The anti-lice pesticide at the centre of an egg safety scandal in the Netherlands may have been used on Dutch farms as early as June 2016, the Volkskrant said on Wednesday.
The company at the centre of the scandal, Barneveld-based Chickfriend, was treating poultry for lice last year and there is no reason to believe that the product did not contain fipronil at that time, the paper said.
The Dutch food and product safety board NVWA told the paper that eggs containing the banned pesticide fipronil could have been sold in Dutch shops since then, but said: ‘we have no way of checking because the eggs have been eaten’.
Chickfriend is now thought to have bought the pesticide from a Belgian supplier and investigators are now trying to find out if the Dutch firm was aware the product, said to be based on natural oils such as eucalyptus, contained fipronil. The pesticide is classed as ‘moderately hazardous pesticide’ by the World Health Organisation.
On Tuesday the NVWA warned that one batch of eggs poses ‘acute danger’ to human health and eggs from at least 27 other farms should not be eaten by children.
But on Tuesday evening the organisations deputy director told Nieuwsuur that consumers should reduce or stop eating eggs until the samples from almost 200 suspect farms had been checked.
His comments were condemned later by poultry farmers who called them alarmist and unwarranted.
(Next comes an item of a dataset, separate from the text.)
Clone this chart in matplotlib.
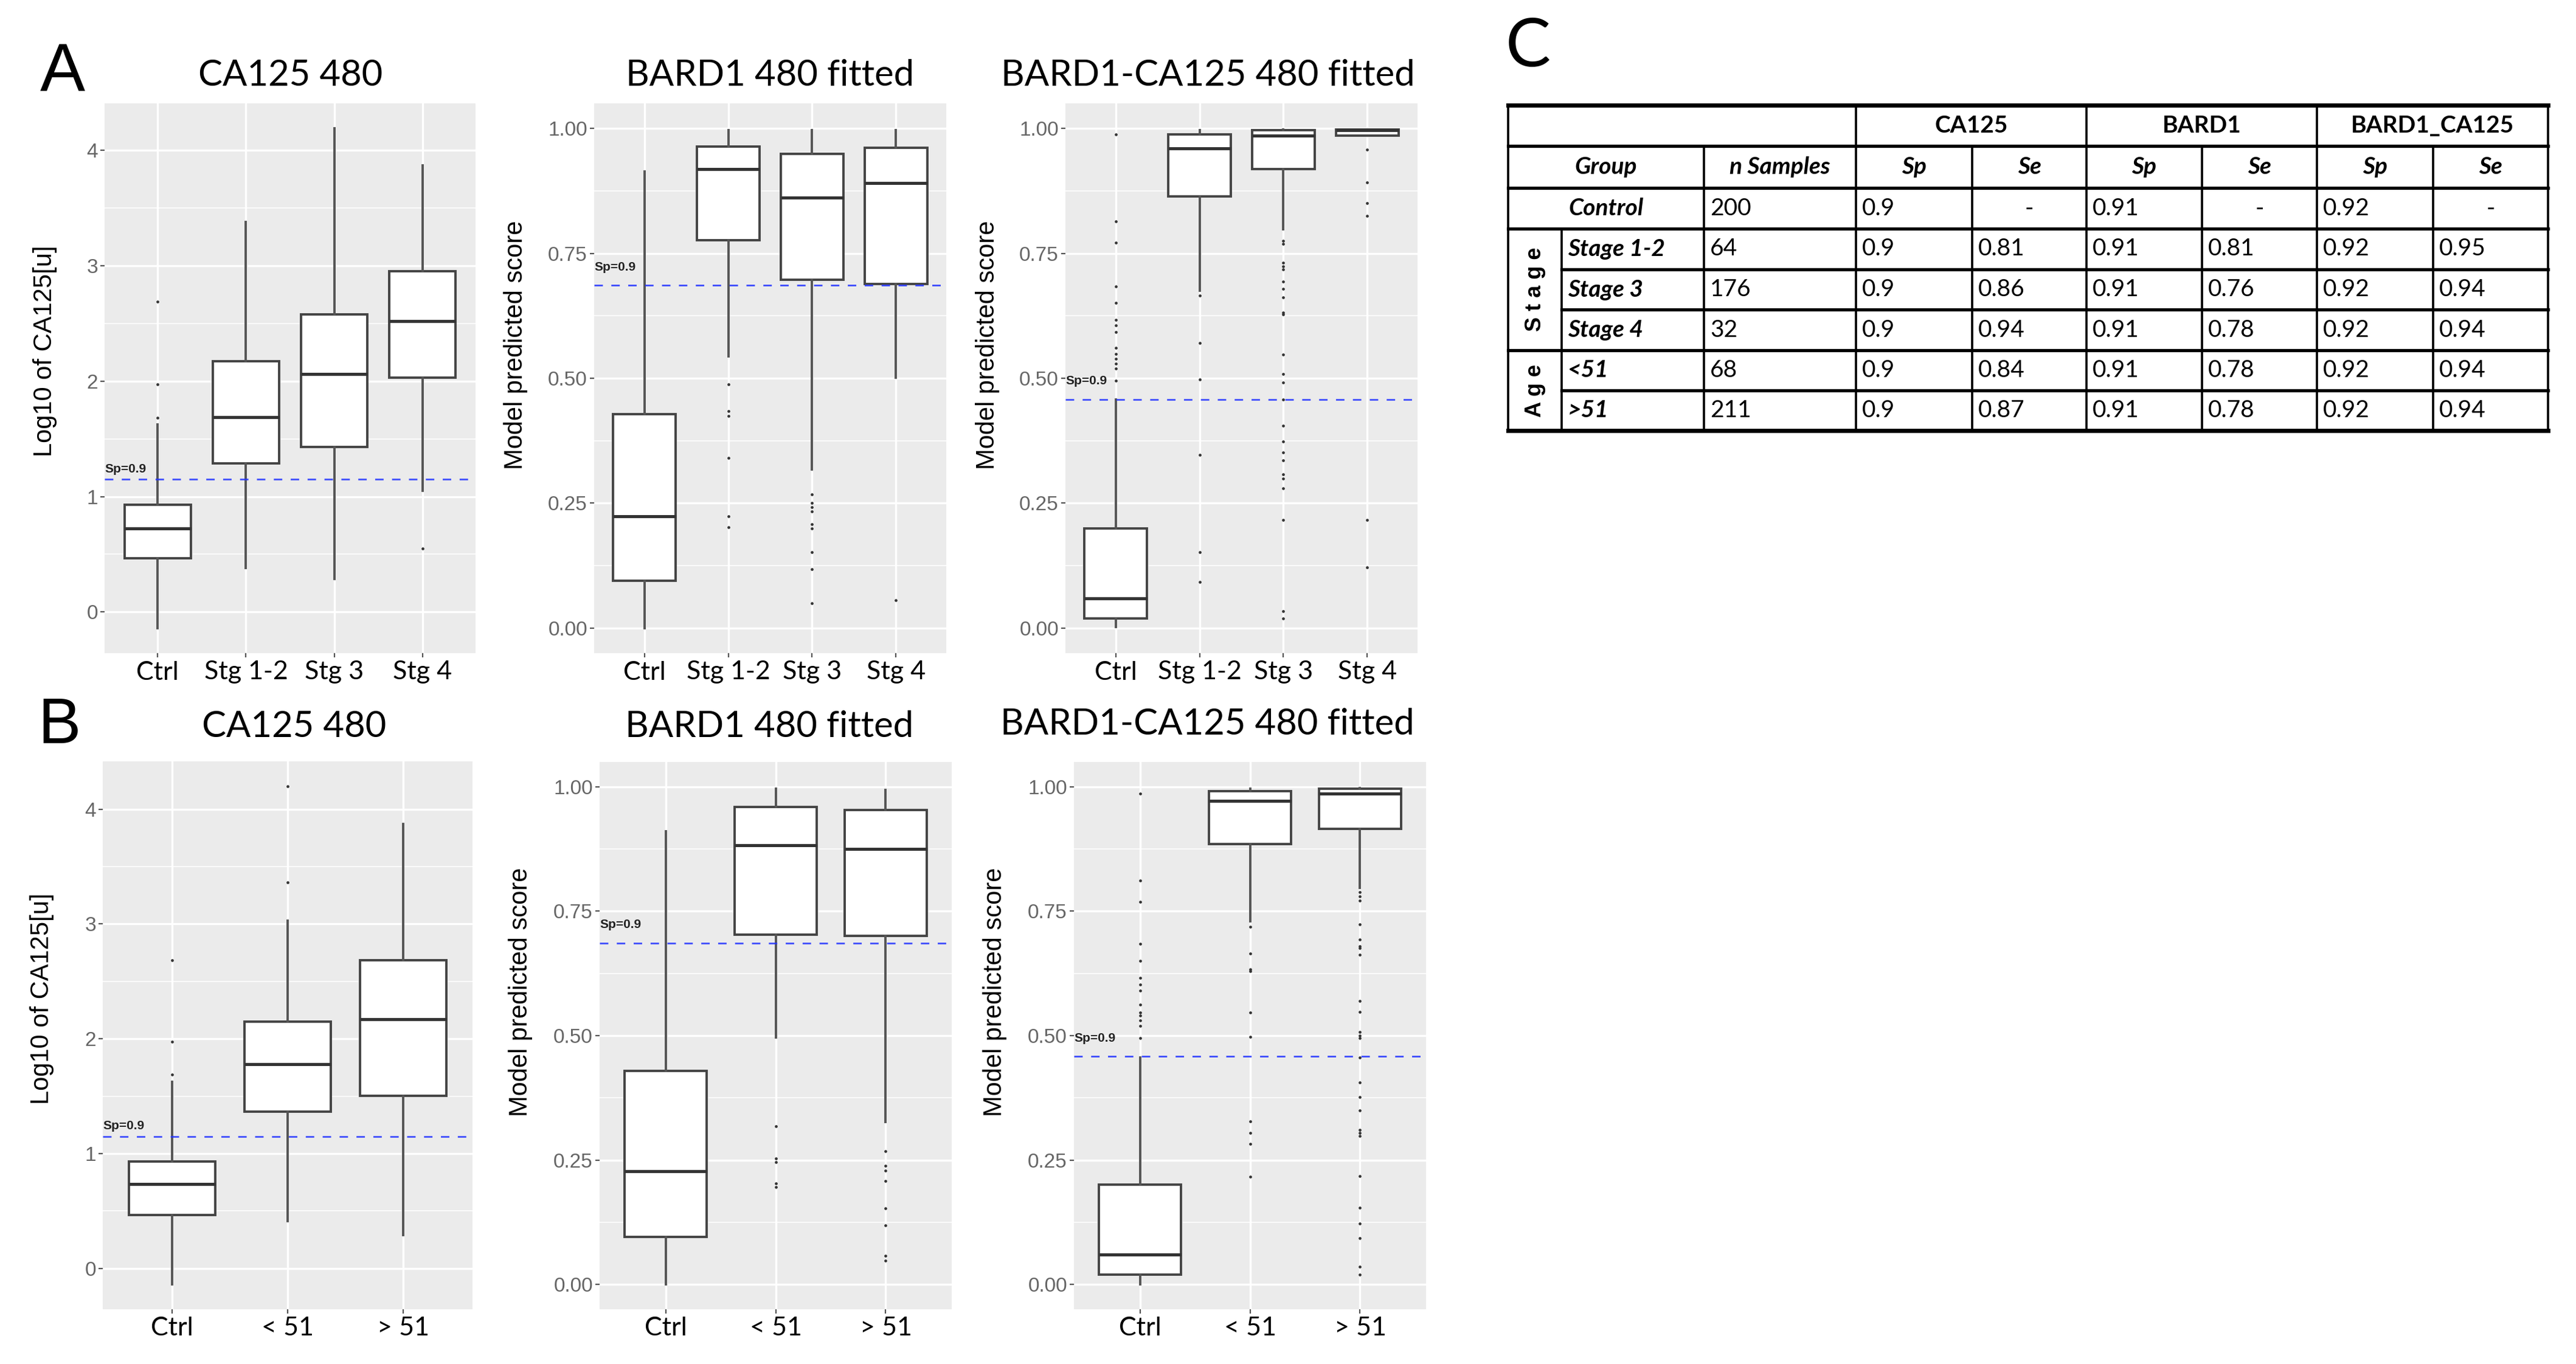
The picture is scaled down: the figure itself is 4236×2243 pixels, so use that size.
import matplotlib
matplotlib.use("Agg")
import matplotlib.pyplot as plt

W, H = 4236, 2243
DPI = 100

# ---------------- data ----------------
stage_labels = ["Ctrl", "Stg 1-2", "Stg 3", "Stg 4"]
age_labels = ["Ctrl", "< 51", "> 51"]

# boxes as (lower whisker, Q1, median, Q3, upper whisker)
ca125_stage_box = [
    (-0.14, 0.465, 0.726, 0.93, 1.626),
    (0.383, 1.29, 1.69, 2.17, 3.38),
    (0.287, 1.43, 2.06, 2.58, 4.19),
    (1.05, 2.03, 2.52, 2.95, 3.87),
]
ca125_stage_out = [[1.68, 1.97, 2.69], [], [], [0.55]]

bard1_stage_box = [
    (0.0, 0.095, 0.224, 0.428, 0.914),
    (0.544, 0.776, 0.919, 0.963, 0.997),
    (0.318, 0.697, 0.861, 0.949, 0.996),
    (0.501, 0.688, 0.890, 0.961, 0.996),
]
bard1_stage_out = [
    [],
    [0.488, 0.434, 0.424, 0.341, 0.224, 0.202],
    [0.268, 0.251, 0.242, 0.234, 0.208, 0.199, 0.152, 0.118, 0.05],
    [0.056],
]

combo_stage_box = [
    (0.002, 0.019, 0.06, 0.199, 0.458),
    (0.675, 0.864, 0.960, 0.988, 0.997),
    (0.798, 0.918, 0.986, 0.997, 0.998),
    (0.985, 0.985, 0.997, 0.998, 0.998),
]
combo_stage_out = [
    [0.988, 0.814, 0.771, 0.684, 0.651, 0.617, 0.606, 0.593, 0.561, 0.549,
     0.539, 0.529, 0.519, 0.495],
    [0.665, 0.570, 0.497, 0.347, 0.152, 0.092],
    [0.775, 0.769, 0.731, 0.724, 0.718, 0.694, 0.679, 0.662, 0.632, 0.628,
     0.548, 0.508, 0.491, 0.458, 0.405, 0.373, 0.351, 0.336, 0.308, 0.299,
     0.280, 0.216, 0.034, 0.019],
    [0.957, 0.892, 0.851, 0.825, 0.216, 0.122],
]

ca125_age_box = [
    (-0.14, 0.462, 0.732, 0.931, 1.623),
    (0.413, 1.363, 1.777, 2.148, 3.031),
    (0.289, 1.502, 2.171, 2.685, 3.869),
]
ca125_age_out = [[1.686, 1.972, 2.685], [3.36, 4.20], []]

bard1_age_box = [
    (0.0, 0.096, 0.227, 0.429, 0.911),
    (0.496, 0.703, 0.882, 0.959, 0.996),
    (0.326, 0.700, 0.875, 0.954, 0.994),
]
bard1_age_out = [
    [],
    [0.318, 0.253, 0.246, 0.203, 0.196],
    [0.268, 0.239, 0.229, 0.208, 0.153, 0.119, 0.057, 0.048],
]

combo_age_box = [
    (0.0, 0.02, 0.06, 0.201, 0.456),
    (0.730, 0.885, 0.972, 0.991, 0.996),
    (0.797, 0.916, 0.987, 0.996, 0.997),
]
combo_age_out = [
    [0.987, 0.812, 0.769, 0.685, 0.650, 0.616, 0.603, 0.590, 0.562, 0.547,
     0.540, 0.530, 0.519, 0.495],
    [0.719, 0.665, 0.633, 0.629, 0.547, 0.497, 0.328, 0.305, 0.282, 0.217],
    [0.788, 0.780, 0.771, 0.724, 0.693, 0.680, 0.676, 0.663, 0.570, 0.548,
     0.507, 0.500, 0.495, 0.456, 0.406, 0.377, 0.350, 0.311, 0.305, 0.298,
     0.218, 0.154, 0.122, 0.093, 0.035, 0.020],
]

# Sp = 0.9 cut-offs
ca125_cut = 1.15
bard1_cut = 0.686
combo_cut = 0.458

log_ticks = [0, 1, 2, 3, 4]
log_minor = [0.5, 1.5, 2.5, 3.5]
score_ticks = [0.0, 0.25, 0.50, 0.75, 1.00]
score_minor = [0.125, 0.375, 0.625, 0.875]

# table C
table_groups = ["Control", "Stage 1-2", "Stage 3", "Stage 4", "<51", ">51"]
table_n = [200, 64, 176, 32, 68, 211]
ca125_sp = [0.9, 0.9, 0.9, 0.9, 0.9, 0.9]
ca125_se = ["-", 0.81, 0.86, 0.94, 0.84, 0.87]
bard1_sp = [0.91, 0.91, 0.91, 0.91, 0.91, 0.91]
bard1_se = ["-", 0.81, 0.76, 0.78, 0.78, 0.78]
combo_sp = [0.92, 0.92, 0.92, 0.92, 0.92, 0.92]
combo_se = ["-", 0.95, 0.94, 0.94, 0.94, 0.94]

# ---------------- figure ----------------
fig = plt.figure(figsize=(W / DPI, H / DPI), dpi=DPI)
fig.patch.set_facecolor("white")

BOX_COL = "#444444"
GRID_BG = "#EBEBEB"


def draw_panel(rect, boxes, outliers, labels, cut, score, ylab, ylab_pos, sp_off):
    left, right, top, bottom = rect
    ax = fig.add_axes([left / W, 1 - bottom / H, (right - left) / W, (bottom - top) / H])
    ax.set_facecolor(GRID_BG)
    for s in ax.spines.values():
        s.set_visible(False)

    stats = []
    for b, out, lab in zip(boxes, outliers, labels):
        stats.append({"whislo": b[0], "q1": b[1], "med": b[2], "q3": b[3],
                      "whishi": b[4], "fliers": out, "label": lab})
    n = len(stats)
    pos = list(range(1, n + 1))
    ax.bxp(stats, positions=pos, widths=0.75, patch_artist=True, showcaps=False,
           boxprops=dict(facecolor="white", edgecolor=BOX_COL, linewidth=2.8),
           whiskerprops=dict(color="#555555", linewidth=2.8),
           medianprops=dict(color="#333333", linewidth=3.6),
           flierprops=dict(marker="o", markersize=3.4, markerfacecolor="#333333",
                           markeredgecolor="none"))

    lo = min(min(b[0] for b in boxes), min([v for o in outliers for v in o] or [99]))
    hi = max(max(b[4] for b in boxes), max([v for o in outliers for v in o] or [-99]))
    if score:
        lo, hi = min(lo, 0.0), max(hi, 1.0)
    pad = 0.05 * (hi - lo)
    ax.set_ylim(lo - pad, hi + pad)
    ax.set_xlim(0.4, n + 0.6)

    if score:
        ax.set_yticks(score_ticks)
        ax.set_yticklabels(["%.2f" % t for t in score_ticks])
        ax.set_yticks(score_minor, minor=True)
    else:
        ax.set_yticks(log_ticks)
        ax.set_yticklabels([str(t) for t in log_ticks])
        ax.set_yticks(log_minor, minor=True)
    ax.set_xticks(pos)
    ax.set_xticklabels(labels, fontfamily="Lato", fontsize=31, color="black")

    ax.set_axisbelow(True)
    ax.grid(True, which="major", color="white", linewidth=2.4)
    ax.grid(True, which="minor", axis="y", color="white", linewidth=1.1)
    ax.tick_params(axis="both", which="major", length=5, width=1.6, color="#555555")
    ax.tick_params(axis="y", which="major", labelsize=24, labelcolor="#666666", pad=3)
    ax.tick_params(axis="x", which="major", pad=4)
    ax.tick_params(axis="y", which="minor", length=0)
    for t in ax.get_yticklabels():
        t.set_fontfamily("Liberation Sans")

    ax.axhline(cut, color="#2233ff", alpha=0.85, linewidth=2.0, dashes=(5, 5), zorder=4)
    ax.annotate("Sp=0.9", xy=(0.4, cut), xytext=(0, sp_off * 72 / DPI),
                textcoords="offset points", ha="left", va="center",
                fontsize=15, fontweight="bold", fontfamily="Liberation Sans",
                color="#222222", zorder=5)

    ax.set_ylabel(ylab, fontsize=30, fontfamily="Liberation Sans", color="black")
    ax.yaxis.set_label_coords(ylab_pos[0], ylab_pos[1])
    return ax


draw_panel((172, 782, 170, 1074), ca125_stage_box, ca125_stage_out, stage_labels,
           ca125_cut, False, "Log10 of CA125[u]", (-0.128, 0.55), 17)
draw_panel((977, 1556, 170, 1074), bard1_stage_box, bard1_stage_out, stage_labels,
           bard1_cut, True, "Model predicted score", (-0.188, 0.56), 30)
draw_panel((1752, 2331, 170, 1074), combo_stage_box, combo_stage_out, stage_labels,
           combo_cut, True, "Model predicted score", (-0.187, 0.56), 30)
draw_panel((169, 777, 1252, 2153), ca125_age_box, ca125_age_out, age_labels,
           ca125_cut, False, "Log10 of CA125[u]", (-0.132, 0.567), 17)
draw_panel((986, 1565, 1253, 2153), bard1_age_box, bard1_age_out, age_labels,
           bard1_cut, True, "Model predicted score", (-0.19, 0.58), 30)
draw_panel((1766, 2345, 1253, 2153), combo_age_box, combo_age_out, age_labels,
           combo_cut, True, "Model predicted score", (-0.19, 0.58), 30)

# overlay in pixel coordinates for titles, letters and the table
ov = fig.add_axes([0, 0, 1, 1])
ov.set_xlim(0, W)
ov.set_ylim(H, 0)
ov.axis("off")
ov.patch.set_alpha(0)

titles = [("CA125 480", 478, 124), ("BARD1 480 fitted", 1266, 124),
          ("BARD1-CA125 480 fitted", 1986, 124), ("CA125 480", 484, 1195),
          ("BARD1 480 fitted", 1265, 1195), ("BARD1-CA125 480 fitted", 1985, 1191)]
for txt, x, y in titles:
    ov.text(x, y, txt, ha="center", va="center", fontsize=43, fontfamily="Lato")

ov.text(103, 120, "A", ha="center", va="center", fontsize=80, fontfamily="Liberation Sans")
ov.text(98, 1195, "B", ha="center", va="center", fontsize=76, fontfamily="Liberation Sans")
ov.text(2513, 78, "C", ha="center", va="center", fontsize=80, fontfamily="Lato")

# ---- table ----
cx = [2480, 2568, 2802, 3052, 3243, 3431, 3621, 3810, 4001, 4190]
ry = [173, 240, 309, 376, 443, 509, 576, 642, 708]
VLW = 2.6
HLW = 3.8

# horizontal rules
for i, y in enumerate(ry):
    x_start = cx[1] if i in (4, 5, 7) else cx[0]
    lw = 5.0 if i in (0, len(ry) - 1) else HLW
    ov.plot([x_start, cx[-1]], [y, y], color="black", linewidth=lw, solid_capstyle="projecting")

# vertical rules
for j, x in enumerate(cx):
    if j in (0, 3, 5, 7, 9):
        y_start = ry[0]
    elif j == 1:
        y_start = ry[3]
    else:
        y_start = ry[1]
    ov.plot([x, x], [y_start, ry[-1]], color="black", linewidth=VLW)


def rc(i):
    return (ry[i] + ry[i + 1]) / 2


TFS = 28
for name, a, b in [("CA125", 3, 5), ("BARD1", 5, 7), ("BARD1_CA125", 7, 9)]:
    ov.text((cx[a] + cx[b]) / 2, rc(0), name, ha="center", va="center",
            fontsize=TFS, fontweight="bold", fontfamily="Lato")

ov.text((cx[0] + cx[2]) / 2, rc(1), "Group", ha="center", va="center", fontsize=TFS,
        fontweight="bold", fontstyle="italic", fontfamily="Lato")
ov.text((cx[2] + cx[3]) / 2, rc(1), "n Samples", ha="center", va="center", fontsize=TFS,
        fontweight="bold", fontstyle="italic", fontfamily="Lato")
for j in range(3, 9):
    ov.text((cx[j] + cx[j + 1]) / 2, rc(1), "Sp" if j % 2 == 1 else "Se", ha="center",
            va="center", fontsize=TFS, fontweight="bold", fontstyle="italic", fontfamily="Lato")

value_cols = [table_n, ca125_sp, ca125_se, bard1_sp, bard1_se, combo_sp, combo_se]
for k, grp in enumerate(table_groups):
    row = k + 2
    if k == 0:
        ov.text((cx[0] + cx[2]) / 2, rc(row), grp, ha="center", va="center", fontsize=TFS,
                fontweight="bold", fontstyle="italic", fontfamily="Lato")
    else:
        ov.text(cx[1] + 10, rc(row), grp, ha="left", va="center", fontsize=TFS,
                fontweight="bold", fontstyle="italic", fontfamily="Lato")
    for c, col in enumerate(value_cols):
        v = col[k]
        if v == "-":
            ov.text((cx[c + 2] + cx[c + 3]) / 2, rc(row), "-", ha="center", va="center",
                    fontsize=TFS, fontfamily="Lato")
        else:
            ov.text(cx[c + 2] + 10, rc(row), str(v), ha="left", va="center",
                    fontsize=TFS, fontfamily="Lato")

ov.text((cx[0] + cx[1]) / 2, (ry[3] + ry[6]) / 2, "S t a g e", rotation=90, ha="center",
        va="center", fontsize=26, fontweight="bold", fontfamily="Liberation Sans")
ov.text((cx[0] + cx[1]) / 2, (ry[6] + ry[8]) / 2, "A g e", rotation=90, ha="center",
        va="center", fontsize=26, fontweight="bold", fontfamily="Liberation Sans")

fig.savefig("out.png", dpi=DPI)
In total, 180 Dutch poultry farms were on the Chickfriend customer list.
At the same time, a criminal investigation is underway and several poultry farm owners say they are holding Chickfriend responsible for thousands of euros in damages. The company’s website has been taken down and the phone is not being answered.
The scandal has since spread from the Belgian supplier to clients in Germany, England, France and Poland where the anti-lice product was also sold, Trouw reported on Wednesday.
The Netherlands has almost 1,000 lay hen factory farms producing 11 billion eggs a year, of which over half are exported, mainly to Germany.